Rik van Duijn
Rik has over 10 years of experience in offensive security area working as a penetration tester. Next to his work assessing the security of infrastructures, he spends time researching trends within IT security and on developing defensive measures.
Session
Protecting Hundreds of Organizations Against AiTM: Lessons Learned" dives into the evolving threat of AiTM) attacks. Our presentation highlights the transition from basic phishing tactics to sophisticated methods that compromise organizational security. The presentation outlines the journey from oldschool phishing attacks, to phishing framework like UADMIN, and the introduction of tools like Evilginx.
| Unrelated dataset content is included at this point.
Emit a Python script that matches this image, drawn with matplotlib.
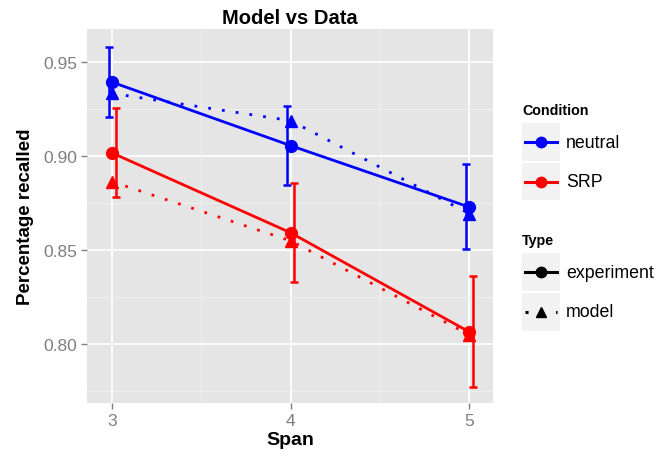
import matplotlib.pyplot as plt
import matplotlib.lines as mlines
import matplotlib.patches as mpatches
import numpy as np

plt.rcParams['font.family'] = ['Liberation Sans', 'DejaVu Sans']

span = [3, 4, 5]
conditions = ['neutral', 'SRP']
colors = {'neutral': '#0000FF', 'SRP': '#FF0000'}

exp_vals = {'neutral': [0.9395, 0.9057, 0.8730],
            'SRP': [0.9018, 0.8593, 0.8065]}
exp_low = {'neutral': [0.9210, 0.8848, 0.8505],
           'SRP': [0.8783, 0.8329, 0.7772]}
exp_high = {'neutral': [0.9580, 0.9270, 0.8960],
            'SRP': [0.9256, 0.8859, 0.8360]}
model_vals = {'neutral': [0.9335, 0.9190, 0.8695],
              'SRP': [0.8865, 0.8550, 0.8050]}
dodge = {'neutral': -0.02, 'SRP': 0.02}

fig = plt.figure(figsize=(6.7, 4.6), dpi=100)
ax = fig.add_axes([0.13, 0.1217, 0.606, 0.813])
ax.set_facecolor('#E5E5E5')
for s in ax.spines.values():
    s.set_visible(False)

ax.set_xlim(2.86, 5.134)
ax.set_ylim(0.7686, 0.9678)
ax.set_xticks(span)
ax.set_yticks([0.80, 0.85, 0.90, 0.95])
ax.set_yticklabels(['0.80', '0.85', '0.90', '0.95'])
ax.set_xticks([3.5, 4.5], minor=True)
ax.set_yticks([0.775, 0.825, 0.875, 0.925], minor=True)
ax.grid(which='major', color='white', linewidth=1.2)
ax.grid(which='minor', color='#F2F2F2', linewidth=0.6)
ax.set_axisbelow(True)
ax.tick_params(which='major', colors='#7F7F7F', labelcolor='#7F7F7F',
               labelsize=12.5, length=4, width=1, pad=3)
ax.tick_params(which='minor', length=0)

for c in conditions:
    col = colors[c]
    x = np.array(span, dtype=float)
    y = np.array(exp_vals[c])
    lo = y - np.array(exp_low[c])
    hi = np.array(exp_high[c]) - y
    ax.errorbar(x + dodge[c], y, yerr=[lo, hi], fmt='none', ecolor=col,
                elinewidth=1.8, capsize=3, capthick=1.8, zorder=3)
    ax.plot(x, y, color=col, lw=2, marker='o', markersize=8.5, zorder=4)
    ax.plot(x, model_vals[c], color=col, lw=2, linestyle=(0, (1, 4)),
            dash_capstyle='butt', marker='^', markersize=8.5, zorder=4)

ax.set_title('Model vs Data', fontsize=14.5, fontweight='bold', pad=4)
ax.set_xlabel('Span', fontsize=14, fontweight='bold', labelpad=2)
ax.set_ylabel('Percentage recalled', fontsize=13.5, fontweight='bold', labelpad=7)

# legends drawn by hand (ggplot style key boxes)
W, H = 670.0, 460.0


def fx(px):
    return px / W


def fy(py):
    return 1 - py / H


def key_box(top, bottom):
    fig.add_artist(mpatches.Rectangle((fx(522), fy(bottom)), fx(560) - fx(522),
                                      fy(top) - fy(bottom), transform=fig.transFigure,
                                      facecolor='#F2F2F2', edgecolor='none'))


fig.text(fx(522), fy(111), 'Condition', fontsize=10.3, fontweight='bold', va='center')
fig.text(fx(522), fy(241), 'Type', fontsize=10.3, fontweight='bold', va='center')

entries = [
    (124, 162, colors['neutral'], '-', 'o', 'neutral'),
    (164, 201, colors['SRP'], '-', 'o', 'SRP'),
    (254, 292, 'black', '-', 'o', 'experiment'),
    (294, 332, 'black', (0, (1, 4)), '^', 'model'),
]
for top, bottom, col, ls, mk, label in entries:
    key_box(top, bottom)
    yc = fy((top + bottom) / 2)
    fig.add_artist(mlines.Line2D([fx(525), fx(557)], [yc, yc], transform=fig.transFigure,
                                 color=col, lw=2.2, linestyle=ls, dash_capstyle='butt'))
    fig.add_artist(mlines.Line2D([fx(541)], [yc], transform=fig.transFigure,
                                 color=col, marker=mk, markersize=7.5, linestyle='none'))
    fig.text(fx(566), yc, label, fontsize=12.8, va='center')

fig.savefig('out.png', dpi=100)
And now the SaaS providers allowing anyone to buy access to an AiTM platform.
We’ve introduced a free method of detecting AiTM attacks. Which has allowed us an insight into the scale of AiTM attacks atleast against Microsoft M365 tenants. This prompted the development of a fingerprinting tool to gain an insight into the different actors performing these attacks and typical methods they employ.
We give an insight into a popular AiTM SaaS platform and the revenue stream hosting such software creates. The session ends by outlining common techniques to prevent these types of attacks. Most organizations use M365 and experience attacks using AITM to bypass MFA. At the same time SaaS providers are building AITM services that allow targeteted attacks allowing for supply chain attacks (AITM targeted against admin sites for: pypi, npmjs and rubygems). At the same time used for very specific scams for example against booking.com. Attackers use the booking.com hotel login to extract creditcard information for upcomming hotel guests.